You are awaiting an interview for an exciting new job. You are nervous. You check how you look in the mirror multiple times. You rehearse a few answers to potential questions in your head. You look at your watch to await your turn. You feel anxious… 

Now stop. 

Place yourself in the shoes of the interviewer. This is just another working day for them. They probably have deadlines to finish, and quickly glanced at your CV ten minutes before your interview (if they did at all). Of course, this is an important decision for them too: who to hire is key for their team. But they are likely looking at multiple candidates. The fact that you’ve been invited to an interview means they think you are capable, but they want to hear from you in real life before they add you to the team. It’s your time to shine!

A few behavioral tips and tricks:

Be confident. This is different for different people. For some individuals, such as people with high levels of extraversion, it comes naturally to appear confident. For others, confidence can be harder to acquire, and it comes only with extensive preparation. If you tend to be anxious and suffer from imposter syndrome, remember: the mere fact you are there means they think you are a potential hire.

Come prepared. Be sure you know what the company and role is about. You would be surprised, but often people neglect doing even the most basic preparation. Sometimes you can get away with it, but it looks bad if you get found out! Check the interviewers’ LinkedIn. It might not be relevant, but chances are, there is some relevant personal connection you can make that will help you stand out from the crowd. 

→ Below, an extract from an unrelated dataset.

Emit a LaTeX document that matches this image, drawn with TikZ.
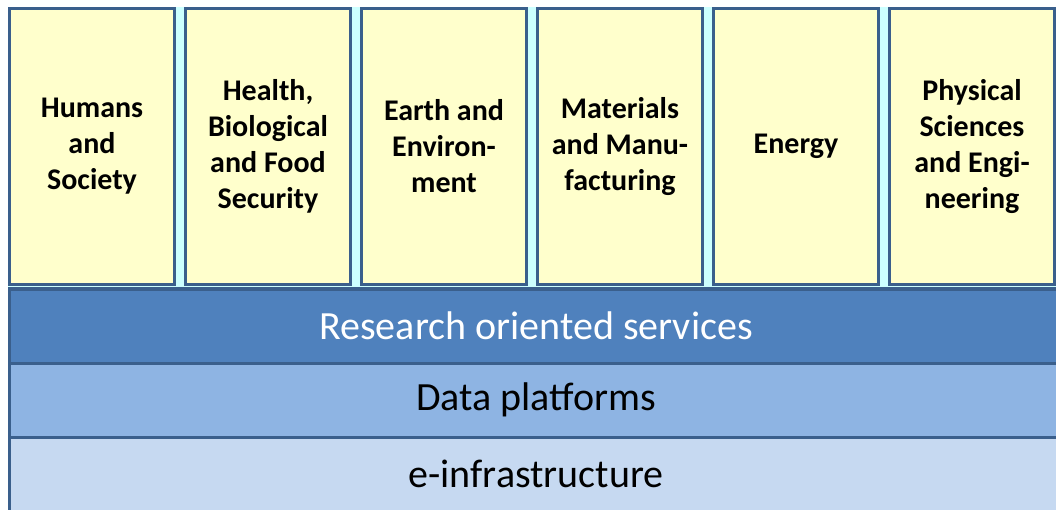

Be personal. Interviewers are human too, and all humans like to be appreciated. Be sure to pay attention when the interviewer introduces him or herself and remember their name. Repeat it a few times as well, so they can tell you remember. Also, to show you did your research, perhaps mention if you went to the same university together or have a connection in common. 

Be curious. Remember, it’s not just the company interviewing you, it is you interviewing the company! You are a well established subject expert trying to figure out if this company is a good fit for you. Asking good questions shows that you have done your homework, and will help you make a decision on the offer later on. 

Relax. You are having a conversation with fellow adults. They’ve been in your exact situation themselves and are not here to embarrass you. If you do feel nervous, you can even tell your interviewer and they’ll likely be understanding! It’s funny, but saying something as simple as “I am a bit nervous, sorry” can instantly get rid of the nerves. There is something about hiding your nerves that makes them harder to deal with.